Wednesday, March 5, 2008

ON THIS DAY: Thursday, March 6, 1862

Intimations of Battle

Brig. Gen. William Tecumseh Sherman, who succeeded Ulysses S. Grant as commander of the District of Cairo, is making his headquarters at Paducah, Kentucky. From there, he writes “Dearest Ellen” about his actions at Columbus, Kentucky. This Mississippi River town was a major Confederate base until recently. General P.G.T. Beauregard has withdrawn Rebel forces from it (and elsewhere) to make a strong stand downriver at Island Number Ten, just above New Madrid, Missouri. Suspecting the Confederates’ departure, Sherman sent his cavalry to scout Columbus, followed by 900 infantrymen.

Columbus is found to be empty. The Yanks move in. “The place must have been very formidable, but they carried off all their guns” and supplies, Sherman tells Ellen. He also tells her that he has just been ordered by Halleck to join a major expedition up the Tennessee—originally to be commanded by Grant, but abruptly replaced by C. F. by Smith.

Sherman also makes a prediction: “The next battle will be at New Madrid and at some point up the Tennessee.” He is right on both counts.

Grant, newly minted as a major general but almost immediately sidelined by Halleck, busies himself at Fort Henry with forwarding troops for the Tennessee River expedition. He is careful to keep Halleck informed, sending him two telegrams of information today.

Meanwhile, Maj. Gen. Albert Sidney Johnston is rushing his Confederates south from Murfreesboro, Tennessee, headed for Corinth, Mississippi, where he hopes to block any Union advance up the Tennessee.

Clearly, the American conflict’s “winter break” is over. Both the Union and the Confederacy are saying, “Cry Havoc! and let slip the dogs of war.”
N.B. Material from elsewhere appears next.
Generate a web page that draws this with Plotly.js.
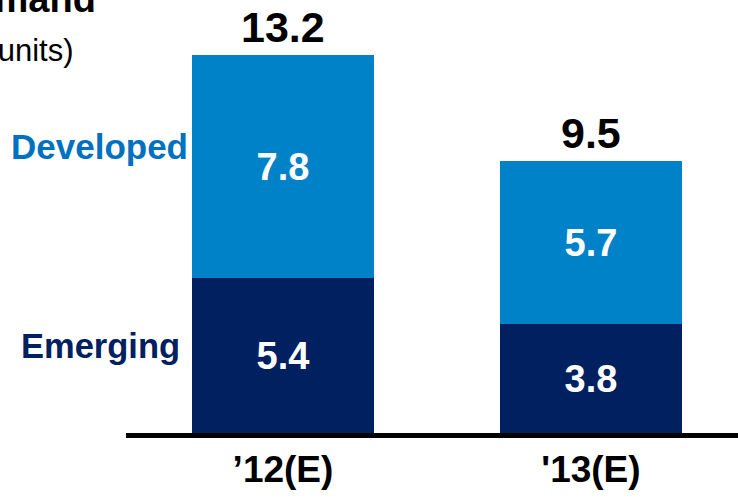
<!DOCTYPE html>
<html>
<head>
<meta charset="utf-8">
<script src="https://cdn.plot.ly/plotly-3.0.1.min.js"></script>
<style>html,body{margin:0;padding:0;background:#fff;}#chart{width:738px;height:498px;}</style>
</head>
<body>
<div id="chart"></div>
<script>
const categories = ["\u201912(E)", "'13(E)"];
const emerging = [5.4, 3.8];
const developed = [7.8, 5.7];
const totals = [13.2, 9.5];
const seriesNames = ["Emerging", "Developed"];
const titleText = "Demand";
const subtitleText = "(Millions of units)";

const W = 738, H = 498;
const FONT = "Liberation Sans, Arial, sans-serif";
const colEmerging = "#002060";
const colDeveloped = "#0082C8";
const colDevText = "#0070C0";

const xIdx = categories.map((c, i) => i);

const traces = [
  {
    type: "bar", x: xIdx, y: emerging, name: seriesNames[0],
    marker: {color: colEmerging, line: {width: 0}},
    width: 0.588,
    text: emerging.map(v => v.toFixed(1)), textposition: "inside", insidetextanchor: "middle",
    textfont: {family: FONT, size: 38, color: "#ffffff", weight: "bold"},
    constraintext: "none", hoverinfo: "skip"
  },
  {
    type: "bar", x: xIdx, y: developed, name: seriesNames[1],
    marker: {color: colDeveloped, line: {width: 0}},
    width: 0.588,
    text: developed.map(v => v.toFixed(1)), textposition: "inside", insidetextanchor: "middle",
    textfont: {family: FONT, size: 38, color: "#ffffff", weight: "bold"},
    constraintext: "none", hoverinfo: "skip"
  }
];

const px = v => v / W;
const py = v => 1 - v / H;

const annotations = [];
totals.forEach((t, i) => {
  annotations.push({
    xref: "x", yref: "y", x: xIdx[i], y: t, text: t.toFixed(1),
    showarrow: false, yanchor: "bottom", xanchor: "center", yshift: 2,
    font: {family: FONT, size: 43, color: "#000000", weight: "bold"}
  });
});
annotations.push({
  xref: "paper", yref: "paper", x: px(190), y: py(146), text: seriesNames[1],
  showarrow: false, xanchor: "right", yanchor: "middle",
  font: {family: FONT, size: 35, color: colDevText, weight: "bold"}
});
annotations.push({
  xref: "paper", yref: "paper", x: px(182), y: py(346), text: seriesNames[0],
  showarrow: false, xanchor: "right", yanchor: "middle",
  font: {family: FONT, size: 34.5, color: colEmerging, weight: "bold"}
});
annotations.push({
  xref: "paper", yref: "paper", x: px(98), y: py(22), text: titleText,
  showarrow: false, xanchor: "right", yanchor: "bottom",
  font: {family: FONT, size: 38, color: "#000000", weight: "bold"}
});
annotations.push({
  xref: "paper", yref: "paper", x: px(76), y: py(51), text: subtitleText,
  showarrow: false, xanchor: "right", yanchor: "middle",
  font: {family: FONT, size: 31, color: "#000000"}
});

const layout = {
  width: W, height: H,
  margin: {l: 0, r: 0, t: 0, b: 0, pad: 0},
  paper_bgcolor: "#ffffff", plot_bgcolor: "#ffffff",
  barmode: "stack", bargap: 0,
  showlegend: false,
  xaxis: {
    domain: [126 / W, 1],
    range: [-0.5097, 1.4773],
    tickmode: "array", tickvals: xIdx, ticktext: categories,
    showline: true, linecolor: "#000000", linewidth: 4.5,
    showgrid: false, zeroline: false, ticks: "",
    tickfont: {family: FONT, size: 37, color: "#000000", weight: "bold"},
    fixedrange: true
  },
  yaxis: {
    domain: [65 / H, 1],
    range: [0, 433 / 28.64],
    showline: false, showgrid: false, zeroline: false, showticklabels: false, ticks: "",
    fixedrange: true
  },
  annotations: annotations
};

Plotly.newPlot("chart", traces, layout, {staticPlot: true, displayModeBar: false});
</script>
</body>
</html>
ELSEWHERE IN THE CIVIL WAR: In Arkansas, the 16,000 Confederate soldiers of Maj. Gen. Earl Van Dorn’s Army of the West are trudging through the snow, so many of them ill-equipped that they are shoeless and leaving bloody footprints in the snow. They are moving north, planning to attack the Union’s Army of the Southwest, entrenched at Pea Ridge under Brig. Gen. Samuel R. Curtis. Curtis, who calls Iowa home, spent several years serving in the Ohio militia. Van Dorn hopes to destroy Curtis’s army, ridding Arkansas of Yankee soldiers and exposing Missouri to invasion.

In the east, a strange-looking new warship, the U.S. S. Monitor, leaves New York today, bound for Fort Monroe, Virginia. Despite having had only limited trials, the revolutionary iron ship, nicknamed “the cheese box on a raft,” will soon engage in its first battle.

In Washington, President Lincoln asks Congress to welcome and financially aid any state promising to gradually abolish slavery. Lincoln’s idea follows from his belief at this time that slavery—although he despises it—is Constitutionally protected and can only be reduced through a gradualism that employs the carrot more than the stick.

IT’S COMING SOONER THAN YOU THINK: April 12, 2011—less than 3½ years from now!—will be the 150th anniversary of the outbreak of the Civil War. In 1861, April 12 was the day Confederates opened fire on Fort Sumter in Charleston Harbor.